The introduction of the FAIR –Findable, Accessible, Interoperable, Reusable– principles has caused quite an uproar within the scientific community. Principles which, if everyone adheres to them, could result in new, revolutionary ways of performing research and fulfill the promise of open science. Furthermore, it allows for concepts such as personalized medicine and personal health monitoring to -finally- become implemented in daily practice.
However, to bring about these changes, data users need to rethink the way they treat scientific data. Just passing a dataset along, without extensive metadata will not suffice anymore. Such new ways of executing research require a significantly different approach from the entire scientific community or, for that matter, anyone who wants to reap the benefits from going FAIR.
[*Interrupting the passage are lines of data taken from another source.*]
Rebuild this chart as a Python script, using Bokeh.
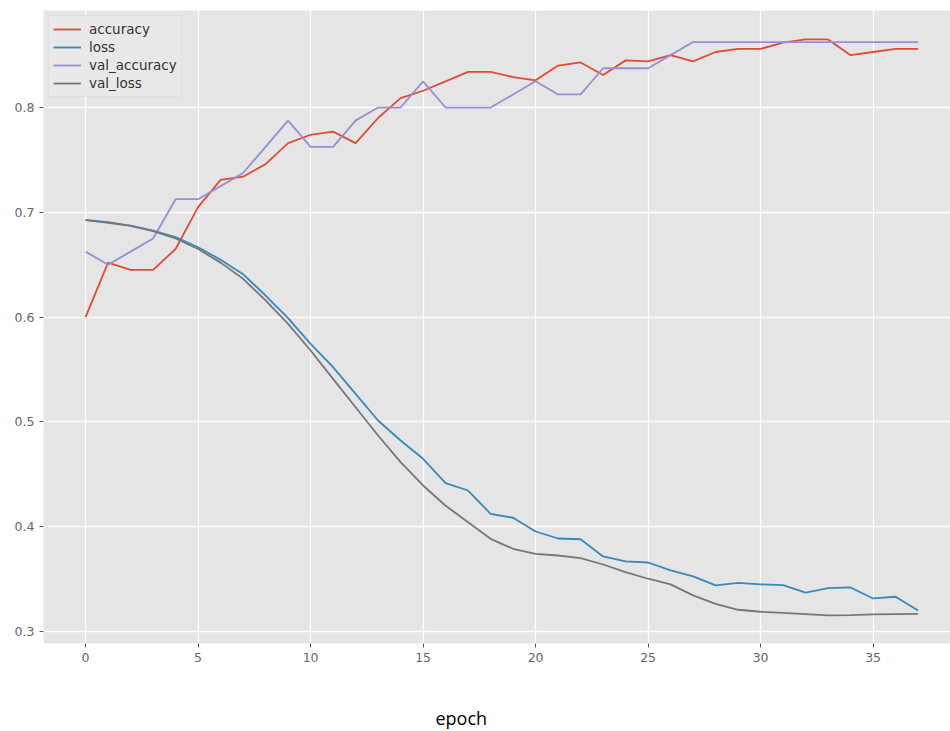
from bokeh.plotting import figure
from bokeh.models import Range1d, FixedTicker, Title, Legend, LegendItem
from bokeh.embed import file_html
from bokeh.resources import INLINE

epochs = list(range(38))

accuracy = [0.600, 0.652, 0.645, 0.645, 0.665, 0.705, 0.731, 0.734, 0.746, 0.766,
            0.774, 0.777, 0.766, 0.790, 0.809, 0.816, 0.825, 0.834, 0.834, 0.829,
            0.826, 0.840, 0.843, 0.831, 0.845, 0.844, 0.850, 0.844, 0.853, 0.856,
            0.856, 0.862, 0.865, 0.865, 0.850, 0.853, 0.856, 0.856]

loss = [0.6928, 0.6906, 0.6874, 0.6826, 0.6763, 0.6667, 0.6547, 0.641, 0.6206, 0.599,
        0.5745, 0.5522, 0.5268, 0.5013, 0.4822, 0.4648, 0.4415, 0.4345, 0.4123, 0.4085,
        0.3954, 0.3887, 0.388, 0.3716, 0.3668, 0.3658, 0.3582, 0.3525, 0.3439, 0.3464,
        0.3449, 0.3442, 0.337, 0.3414, 0.342, 0.3315, 0.3331, 0.320]

val_accuracy = [0.6625, 0.65, 0.6625, 0.675, 0.7125, 0.7125, 0.725, 0.7375, 0.7625, 0.7875,
                0.7625, 0.7625, 0.7875, 0.8, 0.8, 0.825, 0.8, 0.8, 0.8, 0.8125,
                0.825, 0.8125, 0.8125, 0.8375, 0.8375, 0.8375, 0.85, 0.8625, 0.8625, 0.8625,
                0.8625, 0.8625, 0.8625, 0.8625, 0.8625, 0.8625, 0.8625, 0.8625]

val_loss = [0.6925, 0.690, 0.687, 0.682, 0.675, 0.665, 0.652, 0.6365, 0.616, 0.5936,
            0.5681, 0.541, 0.514, 0.487, 0.4616, 0.4393, 0.420, 0.4043, 0.3884, 0.3789,
            0.3741, 0.3725, 0.370, 0.3639, 0.3567, 0.3503, 0.3449, 0.3344, 0.3264, 0.3207,
            0.3188, 0.3178, 0.3166, 0.3153, 0.3156, 0.3162, 0.3166, 0.3168]

series_names = ["accuracy", "loss", "val_accuracy", "val_loss"]
series_colors = ["#E24A33", "#348ABD", "#988ED5", "#777777"]

x_ticks = [0, 5, 10, 15, 20, 25, 30, 35]
y_ticks = [0.3, 0.4, 0.5, 0.6, 0.7, 0.8]
y_tick_labels = ["0.3", "0.4", "0.5", "0.6", "0.7", "0.8"]
x_label = "epoch"

p = figure(width=950, height=731, output_backend="svg", toolbar_location=None,
           x_range=Range1d(-1.87, 38.44), y_range=Range1d(0.2885, 0.8926),
           min_border_left=43, min_border_right=0, min_border_top=10, min_border_bottom=88)

p.background_fill_color = "#E5E5E5"
p.border_fill_color = "white"
p.outline_line_color = None

p.grid.grid_line_color = "white"
p.grid.grid_line_width = 1.3

p.xaxis.ticker = FixedTicker(ticks=x_ticks)
p.yaxis.ticker = FixedTicker(ticks=y_ticks)
p.yaxis.major_label_overrides = {t: l for t, l in zip(y_ticks, y_tick_labels)}
for ax in (p.xaxis, p.yaxis):
    ax.axis_line_color = None
    ax.minor_tick_line_color = None
    ax.major_tick_line_color = "#555555"
    ax.major_tick_out = 4
    ax.major_tick_in = 0
    ax.major_label_text_color = "#666666"
    ax.major_label_text_font = "DejaVu Sans"
    ax.major_label_text_font_size = "12.5px"
    ax.major_label_standoff = 5

all_series = [accuracy, loss, val_accuracy, val_loss]
items = []
for name, color, ys in zip(series_names, series_colors, all_series):
    r = p.line(epochs, ys, line_color=color, line_width=1.8)
    items.append(LegendItem(label=name, renderers=[r]))

legend = Legend(items=items, location="top_left")
legend.background_fill_color = "#E8E8E8"
legend.background_fill_alpha = 0.9
legend.border_line_color = "#D5D5D5"
legend.label_text_font = "DejaVu Sans"
legend.label_text_font_size = "13.5px"
legend.label_text_color = "#333333"
legend.glyph_width = 28
legend.glyph_height = 18
legend.label_height = 18
legend.spacing = 0
legend.padding = 4
legend.margin = 5
legend.label_standoff = 8
p.add_layout(legend)

spacer = Title(text=" ", text_font_size="2px", standoff=35)
p.add_layout(spacer, "below")

t = Title(text=x_label, align="left", offset=392, text_font="Open Sans",
          text_font_size="18px", text_font_style="normal", text_color="black", standoff=0)
p.add_layout(t, "below")

open("out.html", "w").write(file_html(p, INLINE))
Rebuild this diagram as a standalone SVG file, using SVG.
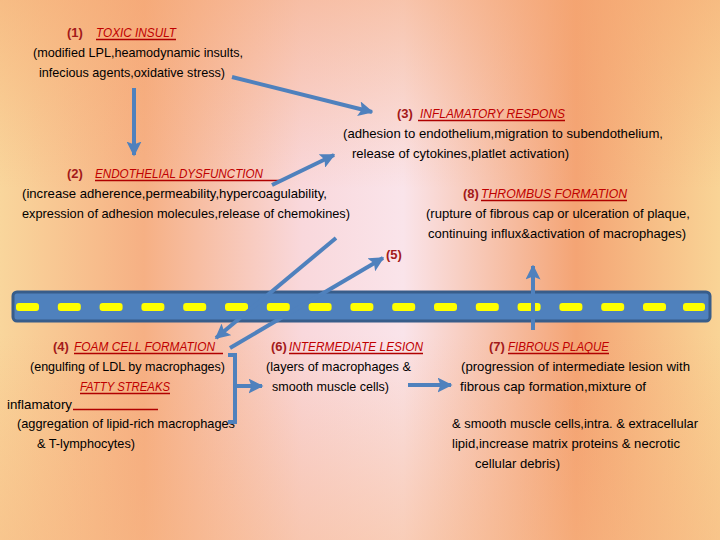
<svg xmlns="http://www.w3.org/2000/svg" width="720" height="540" viewBox="0 0 720 540">
<defs>
<linearGradient id="bgH" x1="0" y1="0" x2="1" y2="0">
<stop offset="0" stop-color="#F9D69C"/>
<stop offset="0.2" stop-color="#F6B084"/>
<stop offset="0.42" stop-color="#F9D8DC"/>
<stop offset="0.56" stop-color="#FAE4EA"/>
<stop offset="0.8" stop-color="#F4A474"/>
<stop offset="1" stop-color="#F9D496"/>
</linearGradient>
<linearGradient id="bgV" x1="0" y1="0" x2="0" y2="1">
<stop offset="0" stop-color="#F5A46E" stop-opacity="0.5"/>
<stop offset="0.35" stop-color="#F5A46E" stop-opacity="0"/>
<stop offset="0.62" stop-color="#F5A46E" stop-opacity="0"/>
<stop offset="1" stop-color="#F7B27C" stop-opacity="0.45"/>
</linearGradient>
<marker id="ah" viewBox="0 0 10 10" refX="9" refY="5" markerWidth="15" markerHeight="15" markerUnits="userSpaceOnUse" orient="auto">
<path d="M0,0 L10,5 L0,10 L2,5 z" fill="#4F81BD"/>
</marker>
<style>
.t{font-family:"Liberation Sans",Arial,sans-serif;font-size:13px;fill:#000}
.n{font-family:"Liberation Sans",Arial,sans-serif;font-size:13px;font-weight:bold;fill:#A31A1A}
.h{font-family:"Liberation Sans",Arial,sans-serif;font-size:13px;font-style:italic;fill:#C00000}
.u{stroke:#B00000;stroke-width:1.3}
.a{stroke:#4F81BD;stroke-width:4;fill:none}
.d{fill:#FFFF00}
</style>
</defs>
<rect width="720" height="540" fill="url(#bgH)"/>
<rect width="720" height="540" fill="url(#bgV)"/>

<g id="vessel">
<rect x="13" y="292" width="697" height="29" rx="4" fill="#4F81BD" stroke="#385D8A" stroke-width="3"/>
<g>
<rect class="d" x="16" y="303" width="23" height="8" rx="3"/>
<rect class="d" x="57.8" y="303" width="23" height="8" rx="3"/>
<rect class="d" x="99.6" y="303" width="23" height="8" rx="3"/>
<rect class="d" x="141.4" y="303" width="23" height="8" rx="3"/>
<rect class="d" x="183.2" y="303" width="23" height="8" rx="3"/>
<rect class="d" x="225" y="303" width="23" height="8" rx="3"/>
<rect class="d" x="266.8" y="303" width="23" height="8" rx="3"/>
<rect class="d" x="308.6" y="303" width="23" height="8" rx="3"/>
<rect class="d" x="350.4" y="303" width="23" height="8" rx="3"/>
<rect class="d" x="392.2" y="303" width="23" height="8" rx="3"/>
<rect class="d" x="434" y="303" width="23" height="8" rx="3"/>
<rect class="d" x="475.8" y="303" width="23" height="8" rx="3"/>
<rect class="d" x="517.6" y="303" width="23" height="8" rx="3"/>
<rect class="d" x="559.4" y="303" width="23" height="8" rx="3"/>
<rect class="d" x="601.2" y="303" width="23" height="8" rx="3"/>
<rect class="d" x="643" y="303" width="23" height="8" rx="3"/>
<rect class="d" x="683" y="303" width="22" height="8" rx="3"/>
</g>
</g>

<g id="n1">
<text class="n" x="67" y="37">(1)</text>
<text class="h" x="96" y="37" textLength="80" lengthAdjust="spacingAndGlyphs">TOXIC INSULT</text>
<line class="u" x1="96" y1="39.5" x2="176" y2="39.5"/>
<text class="t" x="33" y="57" textLength="210" lengthAdjust="spacingAndGlyphs">(modified LPL,heamodynamic insults,</text>
<text class="t" x="39" y="77" textLength="186" lengthAdjust="spacingAndGlyphs">infecious agents,oxidative stress)</text>
</g>

<g id="n3">
<text class="n" x="397" y="118">(3)</text>
<text class="h" x="420" y="118" textLength="145" lengthAdjust="spacingAndGlyphs">INFLAMATORY RESPONS</text>
<line class="u" x1="418" y1="120.5" x2="565" y2="120.5"/>
<text class="t" x="343" y="138" textLength="320" lengthAdjust="spacingAndGlyphs">(adhesion to endothelium,migration to subendothelium,</text>
<text class="t" x="352" y="158" textLength="217" lengthAdjust="spacingAndGlyphs">release of cytokines,platlet activation)</text>
</g>

<g id="n2">
<text class="n" x="67" y="178">(2)</text>
<text class="h" x="95" y="178" textLength="168" lengthAdjust="spacingAndGlyphs">ENDOTHELIAL DYSFUNCTION</text>
<line class="u" x1="95" y1="180.5" x2="281" y2="180.5"/>
<text class="t" x="22" y="198" textLength="305" lengthAdjust="spacingAndGlyphs">(increase adherence,permeability,hypercoagulability,</text>
<text class="t" x="22" y="218" textLength="328" lengthAdjust="spacingAndGlyphs">expression of adhesion molecules,release of chemokines)</text>
</g>

<g id="n8">
<text class="n" x="463" y="198">(8)</text>
<text class="h" x="481" y="198" textLength="146" lengthAdjust="spacingAndGlyphs">THROMBUS FORMATION</text>
<line class="u" x1="481" y1="200.5" x2="627" y2="200.5"/>
<text class="t" x="426" y="218" textLength="264" lengthAdjust="spacingAndGlyphs">(rupture of fibrous cap or ulceration of plaque,</text>
<text class="t" x="428" y="238" textLength="258" lengthAdjust="spacingAndGlyphs">continuing influx&amp;activation of macrophages)</text>
</g>

<g id="n5">
<text class="n" x="386" y="259">(5)</text>
</g>

<g id="n4">
<text class="n" x="53" y="351">(4)</text>
<text class="h" x="74" y="351" textLength="141" lengthAdjust="spacingAndGlyphs">FOAM CELL FORMATION</text>
<line class="u" x1="74" y1="353.5" x2="223" y2="353.5"/>
<text class="t" x="30" y="371" textLength="195" lengthAdjust="spacingAndGlyphs">(engulfing of LDL by macrophages)</text>
<text class="h" x="80" y="391" textLength="90" lengthAdjust="spacingAndGlyphs">FATTY STREAKS</text>
<line class="u" x1="80" y1="393.5" x2="170" y2="393.5"/>
<text class="t" x="7" y="409" textLength="65" lengthAdjust="spacingAndGlyphs">inflamatory</text>
<line class="u" x1="73" y1="409.5" x2="158" y2="409.5"/>
<text class="t" x="17" y="428" textLength="218" lengthAdjust="spacingAndGlyphs">(aggregation of lipid-rich macrophages</text>
<text class="t" x="37" y="448" textLength="98" lengthAdjust="spacingAndGlyphs">&amp; T-lymphocytes)</text>
</g>

<g id="n6">
<text class="n" x="271" y="351">(6)</text>
<text class="h" x="289" y="351" textLength="134" lengthAdjust="spacingAndGlyphs">INTERMEDIATE LESION</text>
<line class="u" x1="289" y1="353.5" x2="423" y2="353.5"/>
<text class="t" x="266" y="371" textLength="145" lengthAdjust="spacingAndGlyphs">(layers of macrophages &amp;</text>
<text class="t" x="272" y="391" textLength="117" lengthAdjust="spacingAndGlyphs">smooth muscle cells)</text>
</g>

<g id="n7">
<text class="n" x="489" y="351">(7)</text>
<text class="h" x="508" y="351" textLength="101" lengthAdjust="spacingAndGlyphs">FIBROUS PLAQUE</text>
<line class="u" x1="508" y1="353.5" x2="609" y2="353.5"/>
<text class="t" x="461" y="371" textLength="229" lengthAdjust="spacingAndGlyphs">(progression of intermediate lesion with</text>
<text class="t" x="460" y="391" textLength="186" lengthAdjust="spacingAndGlyphs">fibrous cap formation,mixture of</text>
<text class="t" x="452" y="428" textLength="246" lengthAdjust="spacingAndGlyphs">&amp; smooth muscle cells,intra. &amp; extracellular</text>
<text class="t" x="452" y="448" textLength="228" lengthAdjust="spacingAndGlyphs">lipid,increase matrix proteins &amp; necrotic</text>
<text class="t" x="475" y="468" textLength="85" lengthAdjust="spacingAndGlyphs">cellular debris)</text>
</g>

<g id="connectors">
<line class="a" x1="232" y1="77" x2="372" y2="112" marker-end="url(#ah)"/>
<line class="a" x1="134" y1="88" x2="134" y2="155" marker-end="url(#ah)"/>
<line class="a" x1="272" y1="185" x2="334" y2="155" marker-end="url(#ah)"/>
<line class="a" x1="336" y1="238" x2="216" y2="338" marker-end="url(#ah)"/>
<line class="a" x1="230" y1="348" x2="383" y2="258" marker-end="url(#ah)"/>
<path class="a" d="M228,355 H235 V422 H228"/>
<line class="a" x1="235" y1="386" x2="262" y2="386" marker-end="url(#ah)"/>
<line class="a" x1="408" y1="385" x2="451" y2="385" marker-end="url(#ah)"/>
<line class="a" x1="533" y1="330" x2="533" y2="266" marker-end="url(#ah)"/>
</g>
</svg>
Yet, how do you initiate behavioral change? One important solution is by changing the software scientists use and requiring data owners, or data stewards, to FAIRify their dataset. Data catalogs are a great starting point for FAIRifying data as the software already intends to make data Findable and Accessible, while the metadata is Interoperable and relying on users to provide sufficient metadata to ensure Reusability. In this paper we analyse how well the FAIR principles are implemented in several data catalogs.
To determine how FAIR a catalog is, the FAIR metrics were created by the GO-FAIR initiative. These metrics help determine to what extend data can be considered FAIR. However, the metrics were only recently developed, being first released at the end of 2017. At the moment software does not come standard with a FAIR metrics review. Still, this insight is highly desired by the scientific community. How else can they be sure that (public) money is spend in a FAIR way?
The Hyve has tested/evaluated three popular open source data catalogs based on the FAIR metrics: CKAN, Dataverse, and Invenio. Most data stewards will be familiar with at least one of these.
Within this white paper we provide answers to the following questions:
Which of the three data catalogs performs best in making data FAIR?
Which data catalog utilizes FAIR datasets the most?
Which one creates the most FAIR metadata?
Which catalog has the highest potential to increase its FAIRness, and how?
Which data catalog facilitates the FAIRifying process the best?